Il recluso ha solo la sua umanità come strumento per replicare alle accuse di essere fascista, una umanità che si esprime nella custodia simbolica dei versi di Eliot – tratti da “The Waste Land” (La terra desolata), complesso poema pubblicato quattro anni dopo la fine della prima guerra mondiale – in un’armonica a bocca, in poesie scritte a mano da lui stesso ed altro ancora.
Lo scenario, in un crescendo emozionale, per le dinamiche narrative ispirate a fatti realmente accaduti a poche ore dal 25 aprile 1945, offre tuttavia la possibilità di esprimere sentimenti di forte intensità ai protagonisti della pièce, riunificati nella speranza di ritrovarsi “fuori dal fango” in cui la guerra li aveva costretti.
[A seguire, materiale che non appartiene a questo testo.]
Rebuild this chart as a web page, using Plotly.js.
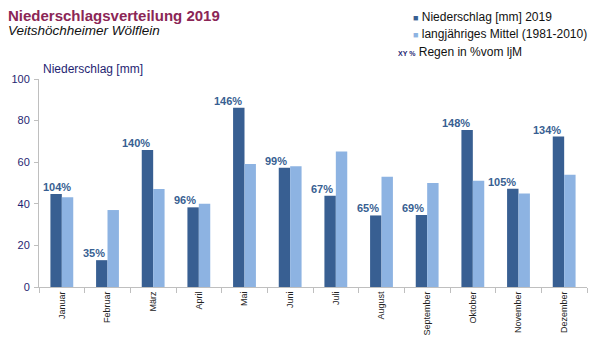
<!DOCTYPE html>
<html>
<head>
<meta charset="utf-8">
<script src="https://cdn.plot.ly/plotly-3.0.1.min.js"></script>
<style>html,body{margin:0;padding:0;background:#fff;}#chart{width:600px;height:359px;}</style>
</head>
<body>
<div id="chart"></div>
<script>
const months = ["Januar","Februar","März","April","Mai","Juni","Juli","August","September","Oktober","November","Dezember"];
const rain2019 = [44.7, 12.9, 65.9, 38.3, 86.2, 57.3, 43.9, 34.4, 34.6, 75.5, 47.2, 72.3];
const longTermMean = [43.1, 37.0, 47.1, 40.0, 59.1, 58.1, 65.1, 53.0, 50.0, 51.1, 45.0, 54.0];
const pctOfMean = ["104%","35%","140%","96%","146%","99%","67%","65%","69%","148%","105%","134%"];

const dark = "#385f92";
const light = "#8db3e2";
const navy = "#1f1f72";
const font = "Liberation Sans, Arial, sans-serif";

const traces = [
  {type:"bar", name:"Niederschlag [mm] 2019", x:months, y:rain2019, marker:{color:dark}, hoverinfo:"y"},
  {type:"bar", name:"langjähriges Mittel (1981-2010)", x:months, y:longTermMean, marker:{color:light}, hoverinfo:"y"}
];

const W = 548, H = 208, L = 39, T = 79;
const px = v => (v - L) / W;
const py = v => 1 + (T - v) / H;

const annotations = [
  {xref:"paper", yref:"paper", x:px(7), y:py(15), xanchor:"left", yanchor:"middle", xshift:-1,
   text:"<b>Niederschlagsverteilung 2019</b>", showarrow:false, font:{size:15, color:"#8b2656"}},
  {xref:"paper", yref:"paper", x:px(7), y:py(31), xanchor:"left", yanchor:"middle", xshift:-1,
   text:"<i>Veitshöchheimer Wölflein</i>", showarrow:false, font:{size:13.5, color:"#111"}},
  {xref:"paper", yref:"paper", x:px(42), y:py(69), xanchor:"left", yanchor:"middle", xshift:-1,
   text:"Niederschlag [mm]", showarrow:false, font:{size:12, color:navy}},
  {xref:"paper", yref:"paper", x:px(412), y:py(17), xanchor:"left", yanchor:"middle", xshift:-1,
   text:"<span style='color:"+dark+";font-size:9px'>■</span> Niederschlag [mm] 2019", showarrow:false, font:{size:12, color:"#111"}},
  {xref:"paper", yref:"paper", x:px(412), y:py(34), xanchor:"left", yanchor:"middle", xshift:-1,
   text:"<span style='color:"+light+";font-size:9px'>■</span> langjähriges Mittel (1981-2010)", showarrow:false, font:{size:12, color:"#111"}},
  {xref:"paper", yref:"paper", x:px(397), y:py(52), xanchor:"left", yanchor:"middle", xshift:-1,
   text:"<span style='font-size:7px;color:"+navy+"'><b>XY %</b></span> Regen in %vom ljM", showarrow:false, font:{size:12, color:"#111"}}
];

months.forEach((m, i) => {
  annotations.push({
    xref:"x", yref:"y", x:m, y:rain2019[i], xanchor:"right", yanchor:"bottom",
    xshift: i === 0 ? 11 : -1, yshift:-1,
    text:"<b>"+pctOfMean[i]+"</b>", showarrow:false,
    font:{size:11, color:dark}
  });
});

const layout = {
  width:600, height:359,
  margin:{l:L, r:13, t:T, b:72},
  paper_bgcolor:"#fff", plot_bgcolor:"#fff",
  showlegend:false,
  barmode:"group", bargap:0.5, bargroupgap:0,
  font:{family:font},
  xaxis:{type:"category", tickangle:-90, tickfont:{size:9, color:"#222"},
         showline:true, linecolor:"#bfbfbf", linewidth:1,
         ticks:"outside", ticklen:5, tickcolor:"#bfbfbf", tickson:"boundaries",
         showgrid:false, fixedrange:true},
  yaxis:{range:[0,100], dtick:20, tickfont:{size:11, color:navy},
         showline:true, linecolor:"#bfbfbf", linewidth:1,
         ticks:"outside", ticklen:4, tickcolor:"#bfbfbf", ticklabelstandoff:2,
         showgrid:false, zeroline:false, fixedrange:true},
  annotations: annotations
};

Plotly.newPlot("chart", traces, layout, {displayModeBar:false, staticPlot:true});
</script>
</body>
</html>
Uno spettacolo che in 75 minuti e in unico atto consegna agli spettatori uno squarcio poetico di un’umanità storica, politica e sociale che induce a riflettere sul carattere di un popolo come quello italiano – che tanto ha dovuto faticare per trovare l’unità e l’identità nazionale – rappresentando persone che riescono ad emozionarsi nonostante l’asprezza del momento storico in cui vivono, della quotidianità non certo esaltante, fatta di rinunce e poche prospettive. Ma il sogno della libertà è dietro l’angolo e i personaggi dello spettacolo non riescono a nasconderlo perché è l’essenza di loro stessi, intimamente convinti che solo “fuori dal fango” la vita torna ad avere senso.